§ **Data lines**:
##############################

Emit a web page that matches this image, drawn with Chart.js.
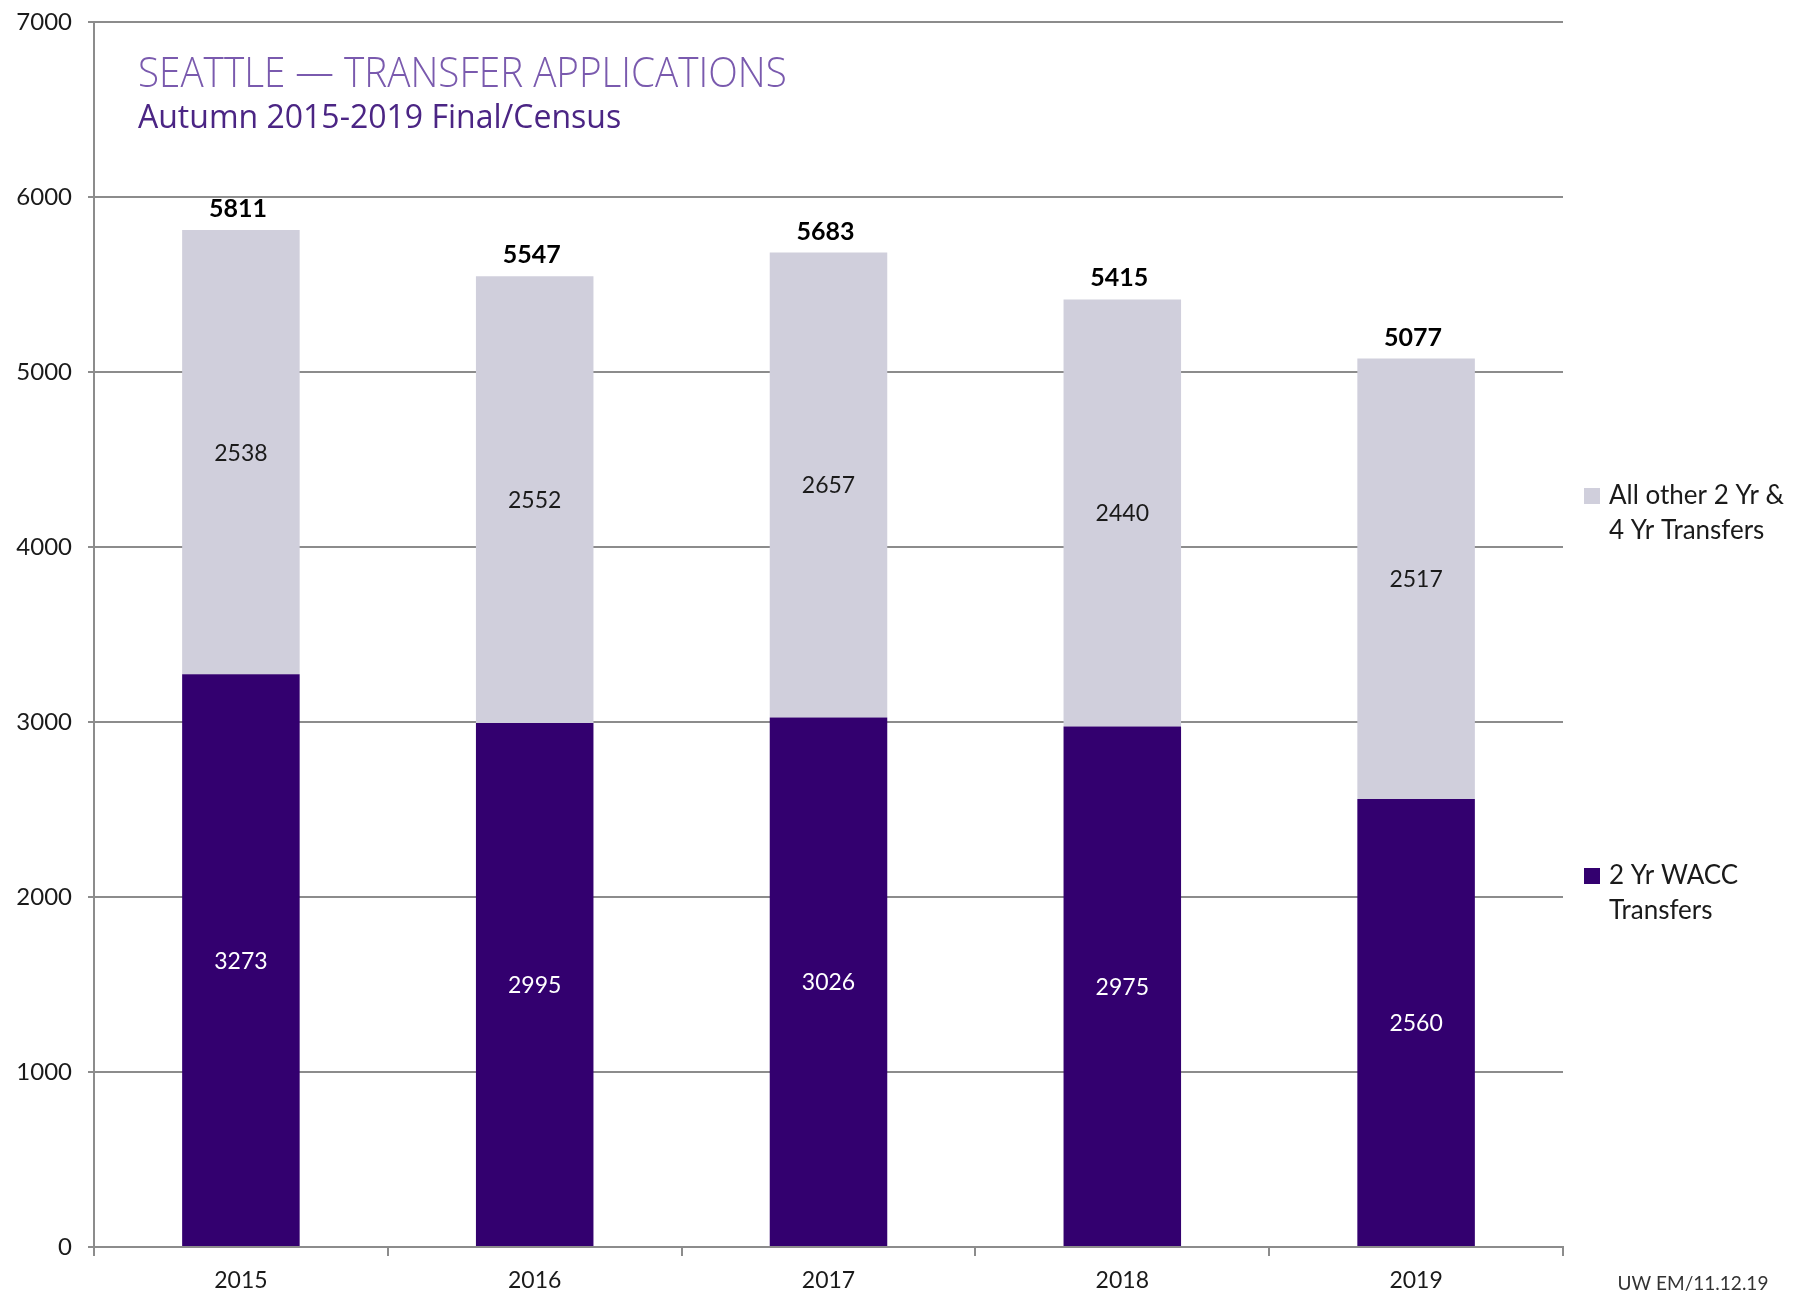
<!DOCTYPE html>
<html>
<head>
<meta charset="utf-8">
<script src="https://cdn.jsdelivr.net/npm/chart.js@4"></script>
<style>
  html, body { margin: 0; padding: 0; background: #ffffff; }
  #wrap { width: 1799px; height: 1311px; position: relative; }
</style>
</head>
<body>
<div id="wrap"><canvas id="c" width="1799" height="1311"></canvas></div>
<script>
// ---- data ----
const years = ['2015', '2016', '2017', '2018', '2019'];
const wacc = [3273, 2995, 3026, 2975, 2560];
const other = [2538, 2552, 2657, 2440, 2517];
const totals = [5811, 5547, 5683, 5415, 5077];
const seriesNames = ['2 Yr WACC Transfers', 'All other 2 Yr & 4 Yr Transfers'];
const legendLines = [['2 Yr WACC', 'Transfers'], ['All other 2 Yr &', '4 Yr Transfers']];
const titleText = 'SEATTLE \u2014 TRANSFER APPLICATIONS';
const subtitleText = 'Autumn 2015-2019 Final/Census';
const footerText = 'UW EM/11.12.19';

const PURPLE = '#33006f';
const GRAY = '#d0cfdc';
const AXIS = '#8c8c8c';
const FONT = 'Lato, "Open Sans", sans-serif';

const labelPlugin = {
  id: 'labels',
  afterDatasetsDraw(chart) {
    const ctx = chart.ctx;
    ctx.save();
    ctx.textAlign = 'center';
    ctx.textBaseline = 'middle';
    chart.data.datasets.forEach((ds, i) => {
      const meta = chart.getDatasetMeta(i);
      meta.data.forEach((el, j) => {
        const y = (el.y + el.base) / 2;
        ctx.font = '23px ' + FONT;
        ctx.fillStyle = i === 0 ? '#ffffff' : '#1a1a1a';
        ctx.fillText(String(ds.data[j]), el.x, y + 1);
      });
    });
    const topMeta = chart.getDatasetMeta(chart.data.datasets.length - 1);
    topMeta.data.forEach((el, j) => {
      ctx.font = 'bold 25px ' + FONT;
      ctx.fillStyle = '#000000';
      ctx.fillText(String(totals[j]), el.x - 3, el.y - 21);
    });
    ctx.restore();
  },
  afterDraw(chart) {
    const ctx = chart.ctx;
    ctx.save();
    // title
    ctx.textAlign = 'left';
    ctx.textBaseline = 'alphabetic';
    ctx.fillStyle = '#7a5aae';
    ctx.save();
    ctx.translate(138, 87);
    ctx.scale(0.92, 1);
    ctx.font = '300 42px "Open Sans", Lato, sans-serif';
    ctx.fillText(titleText, 0, 0);
    ctx.restore();
    ctx.fillStyle = '#4b2584';
    ctx.font = '32px "Open Sans", Lato, sans-serif';
    ctx.fillText(subtitleText, 138, 128);
    // legend (reversed order like Excel)
    const items = [
      { color: chart.data.datasets[1].backgroundColor, lines: legendLines[1], y: 496 },
      { color: chart.data.datasets[0].backgroundColor, lines: legendLines[0], y: 876 }
    ];
    ctx.textBaseline = 'middle';
    items.forEach(it => {
      ctx.fillStyle = it.color;
      ctx.fillRect(1584, it.y - 8, 16, 16);
      ctx.fillStyle = '#1a1a1a';
      ctx.font = '26px ' + FONT;
      it.lines.forEach((ln, k) => ctx.fillText(ln, 1609, it.y + k * 35));
    });
    // footer
    ctx.fillStyle = '#333333';
    ctx.font = '19px ' + FONT;
    ctx.textAlign = 'center';
    ctx.fillText(footerText, 1693, 1284);
    ctx.restore();
  }
};

new Chart(document.getElementById('c'), {
  type: 'bar',
  data: {
    labels: years,
    datasets: [
      { label: seriesNames[0], data: wacc, backgroundColor: PURPLE, borderWidth: 0 },
      { label: seriesNames[1], data: other, backgroundColor: GRAY, borderWidth: 0 }
    ]
  },
  options: {
    responsive: false,
    animation: false,
    devicePixelRatio: 1,
    layout: { padding: { top: 22, right: 236, left: 0, bottom: 0 } },
    plugins: { legend: { display: false }, tooltip: { enabled: false }, title: { display: false } },
    datasets: { bar: { categoryPercentage: 1.0, barPercentage: 0.4 } },
    scales: {
      x: {
        stacked: true,
        afterFit(s) { s.height = 64; s.paddingLeft = 0; s.paddingRight = 0; },
        grid: { display: true, drawOnChartArea: false, drawTicks: true, tickLength: 9, color: AXIS, lineWidth: 2, offset: true },
        border: { display: true, color: AXIS, width: 2 },
        ticks: { color: '#1a1a1a', font: { family: FONT, size: 23 }, padding: 11 }
      },
      y: {
        stacked: true,
        min: 0, max: 7000,
        afterFit(s) { s.width = 94; s.paddingTop = 0; s.paddingBottom = 0; },
        grid: { color: AXIS, lineWidth: 2, tickLength: 6, drawTicks: true },
        border: { display: true, color: AXIS, width: 2 },
        ticks: { stepSize: 1000, color: '#1a1a1a', font: { family: FONT, size: 24 }, padding: 16,
                 callback: (v) => String(v) }
      }
    }
  },
  plugins: [labelPlugin]
});
</script>
</body>
</html>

##############################

§ **What to do**: Restate the whole of the material word for word without the pictures.

§ **Output for this exercise**:
Emit a web page that matches this image, drawn with Chart.js.
<!DOCTYPE html>
<html>
<head>
<meta charset="utf-8">
<script src="https://cdn.jsdelivr.net/npm/chart.js@4"></script>
<style>
  html, body { margin: 0; padding: 0; background: #ffffff; }
  #wrap { width: 1799px; height: 1311px; position: relative; }
</style>
</head>
<body>
<div id="wrap"><canvas id="c" width="1799" height="1311"></canvas></div>
<script>
// ---- data ----
const years = ['2015', '2016', '2017', '2018', '2019'];
const wacc = [3273, 2995, 3026, 2975, 2560];
const other = [2538, 2552, 2657, 2440, 2517];
const totals = [5811, 5547, 5683, 5415, 5077];
const seriesNames = ['2 Yr WACC Transfers', 'All other 2 Yr & 4 Yr Transfers'];
const legendLines = [['2 Yr WACC', 'Transfers'], ['All other 2 Yr &', '4 Yr Transfers']];
const titleText = 'SEATTLE \u2014 TRANSFER APPLICATIONS';
const subtitleText = 'Autumn 2015-2019 Final/Census';
const footerText = 'UW EM/11.12.19';

const PURPLE = '#33006f';
const GRAY = '#d0cfdc';
const AXIS = '#8c8c8c';
const FONT = 'Lato, "Open Sans", sans-serif';

const labelPlugin = {
  id: 'labels',
  afterDatasetsDraw(chart) {
    const ctx = chart.ctx;
    ctx.save();
    ctx.textAlign = 'center';
    ctx.textBaseline = 'middle';
    chart.data.datasets.forEach((ds, i) => {
      const meta = chart.getDatasetMeta(i);
      meta.data.forEach((el, j) => {
        const y = (el.y + el.base) / 2;
        ctx.font = '23px ' + FONT;
        ctx.fillStyle = i === 0 ? '#ffffff' : '#1a1a1a';
        ctx.fillText(String(ds.data[j]), el.x, y + 1);
      });
    });
    const topMeta = chart.getDatasetMeta(chart.data.datasets.length - 1);
    topMeta.data.forEach((el, j) => {
      ctx.font = 'bold 25px ' + FONT;
      ctx.fillStyle = '#000000';
      ctx.fillText(String(totals[j]), el.x - 3, el.y - 21);
    });
    ctx.restore();
  },
  afterDraw(chart) {
    const ctx = chart.ctx;
    ctx.save();
    // title
    ctx.textAlign = 'left';
    ctx.textBaseline = 'alphabetic';
    ctx.fillStyle = '#7a5aae';
    ctx.save();
    ctx.translate(138, 87);
    ctx.scale(0.92, 1);
    ctx.font = '300 42px "Open Sans", Lato, sans-serif';
    ctx.fillText(titleText, 0, 0);
    ctx.restore();
    ctx.fillStyle = '#4b2584';
    ctx.font = '32px "Open Sans", Lato, sans-serif';
    ctx.fillText(subtitleText, 138, 128);
    // legend (reversed order like Excel)
    const items = [
      { color: chart.data.datasets[1].backgroundColor, lines: legendLines[1], y: 496 },
      { color: chart.data.datasets[0].backgroundColor, lines: legendLines[0], y: 876 }
    ];
    ctx.textBaseline = 'middle';
    items.forEach(it => {
      ctx.fillStyle = it.color;
      ctx.fillRect(1584, it.y - 8, 16, 16);
      ctx.fillStyle = '#1a1a1a';
      ctx.font = '26px ' + FONT;
      it.lines.forEach((ln, k) => ctx.fillText(ln, 1609, it.y + k * 35));
    });
    // footer
    ctx.fillStyle = '#333333';
    ctx.font = '19px ' + FONT;
    ctx.textAlign = 'center';
    ctx.fillText(footerText, 1693, 1284);
    ctx.restore();
  }
};

new Chart(document.getElementById('c'), {
  type: 'bar',
  data: {
    labels: years,
    datasets: [
      { label: seriesNames[0], data: wacc, backgroundColor: PURPLE, borderWidth: 0 },
      { label: seriesNames[1], data: other, backgroundColor: GRAY, borderWidth: 0 }
    ]
  },
  options: {
    responsive: false,
    animation: false,
    devicePixelRatio: 1,
    layout: { padding: { top: 22, right: 236, left: 0, bottom: 0 } },
    plugins: { legend: { display: false }, tooltip: { enabled: false }, title: { display: false } },
    datasets: { bar: { categoryPercentage: 1.0, barPercentage: 0.4 } },
    scales: {
      x: {
        stacked: true,
        afterFit(s) { s.height = 64; s.paddingLeft = 0; s.paddingRight = 0; },
        grid: { display: true, drawOnChartArea: false, drawTicks: true, tickLength: 9, color: AXIS, lineWidth: 2, offset: true },
        border: { display: true, color: AXIS, width: 2 },
        ticks: { color: '#1a1a1a', font: { family: FONT, size: 23 }, padding: 11 }
      },
      y: {
        stacked: true,
        min: 0, max: 7000,
        afterFit(s) { s.width = 94; s.paddingTop = 0; s.paddingBottom = 0; },
        grid: { color: AXIS, lineWidth: 2, tickLength: 6, drawTicks: true },
        border: { display: true, color: AXIS, width: 2 },
        ticks: { stepSize: 1000, color: '#1a1a1a', font: { family: FONT, size: 24 }, padding: 16,
                 callback: (v) => String(v) }
      }
    }
  },
  plugins: [labelPlugin]
});
</script>
</body>
</html>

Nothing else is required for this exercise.